CVD Grown Sub 10 nm Size g-C3N4 Particle-Decorated TiO2 Nanotube Array Composites for Enhanced Photocatalytic H2 Production

TiO₂ nanotube arrays (NTA) have attracted much attention among photocatalysts because of their large specific surface area and easy surface transfer of excited electrons, and in recent years, attempts have been made to further improve their properties by forming Z-schemes when they are composited with other photocatalysts. However, as the spacing within and between nanotubes is only a few nanometers, the formation of heterojunctions is extremely difficult when TiO₂–NTA is composited with other photocatalytic materials with larger grain sizes. Creating nanoparticle photocatalysts with dimensions smaller than those of the nanotube system is thus required to effectively form heterojunctions.

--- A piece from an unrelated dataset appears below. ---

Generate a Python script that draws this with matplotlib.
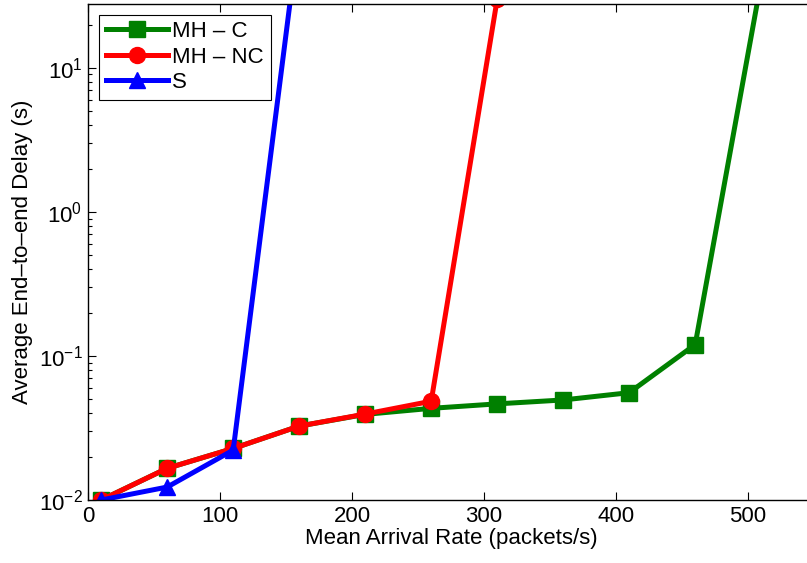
import matplotlib

matplotlib.use("Agg")

import matplotlib.pyplot as plt
from matplotlib.ticker import LogLocator, NullFormatter

plt.rcParams["font.family"] = ["Liberation Sans", "DejaVu Sans"]

# arrival rates (packets/s) and average delays (s)
rate_mh_c = [10, 60, 110, 160, 210, 260, 310, 360, 410, 460, 510]
delay_mh_c = [0.0100, 0.0166, 0.0228, 0.0326, 0.0393, 0.0433, 0.0465, 0.0495, 0.0556, 0.120, 40.0]

rate_mh_nc = [10, 60, 110, 160, 210, 260, 310]
delay_mh_nc = [0.0100, 0.0166, 0.0228, 0.0326, 0.0395, 0.0485, 30.0]

rate_s = [10, 60, 110, 160]
delay_s = [0.0100, 0.0123, 0.0222, 90.0]

series = [
    ("MH \u2013 C", rate_mh_c, delay_mh_c, "#008000", "s"),
    ("MH \u2013 NC", rate_mh_nc, delay_mh_nc, "#ff0000", "o"),
    ("S", rate_s, delay_s, "#0000ff", "^"),
]

W, H = 807, 563
fig = plt.figure(figsize=(W / 100, H / 100), dpi=100)
# axes runs a little past the right edge of the picture, as in the reference
left, right, top, bottom = 88, 814, 3.5, 500
ax = fig.add_axes([left / W, 1 - bottom / H, (right - left) / W, (bottom - top) / H])

for label, x, y, color, marker in series:
    ax.plot(x, y, color=color, marker=marker, markersize=11.5, linewidth=3.6,
            markeredgecolor=color, label=label)

ax.set_yscale("log")
ax.set_xlim(0, 550)
ax.set_ylim(0.01, 28)
ax.set_xticks([0, 100, 200, 300, 400, 500])
ax.yaxis.set_major_locator(LogLocator(base=10, numticks=10))
ax.yaxis.set_minor_locator(LogLocator(base=10, subs=range(2, 10), numticks=20))
ax.yaxis.set_minor_formatter(NullFormatter())

ax.tick_params(which="both", direction="in", top=True, right=False, labelsize=16)
ax.tick_params(which="major", length=6, width=0.8, pad=4)
ax.tick_params(which="minor", length=3, width=0.8)
for s in ax.spines.values():
    s.set_linewidth(1.0)

ax.set_xlabel("Mean Arrival Rate (packets/s)", fontsize=16, labelpad=1)
ax.set_ylabel("Average End\u2013to\u2013end Delay (s)", fontsize=16, labelpad=4)

leg = ax.legend(loc="upper left", fontsize=16, fancybox=False, edgecolor="black",
                framealpha=1, handlelength=2.8, borderaxespad=0.5,
                handletextpad=0.2, labelspacing=0.2, borderpad=0.3)
leg.get_frame().set_linewidth(0.8)

fig.savefig("out.png", dpi=100)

We have constructed an original vacuum chemical vapor deposition (CVD) system with fine temperature control, an attribute that we believe is necessary for the preparation of small nanoparticles. Using this system, it is possible to greatly reduce the polymerization rate of melamine, the precursor of the carbon nitride (g-C₃N₄) photocatalyst, which offers the benefits of increased reduction power and a metal-free composition. As a result, g-C₃N₄ small nanoparticles with particle sizes of about 10 nm were successfully prepared, and heterojunctions could be formed even inside TiO₂–NTA. The fabricated TiO₂–NTA/g-C₃N₄ composite structure exhibited significantly improved redox power and photocatalytic hydrogen production compared to TiO₂–NTA and g-C₃N₄ alone. In addition, while the hydrogen production rates for TiO₂–NTA and g-C₃N₄ were almost constant, TiO₂–NTA/g-C₃N₄ showed a rapid increase in the hydrogen production rate after a certain period of light irradiation, which was presumably caused by oxygen desorption from g-C₃N₄. The results of this study provide a method for supporting small nanoparticle materials on nanotube substrates and their importance in improving photocatalytic properties, and will also make a significant contribution not only to the field of photocatalysis but also to other fields requiring small nanoparticle materials.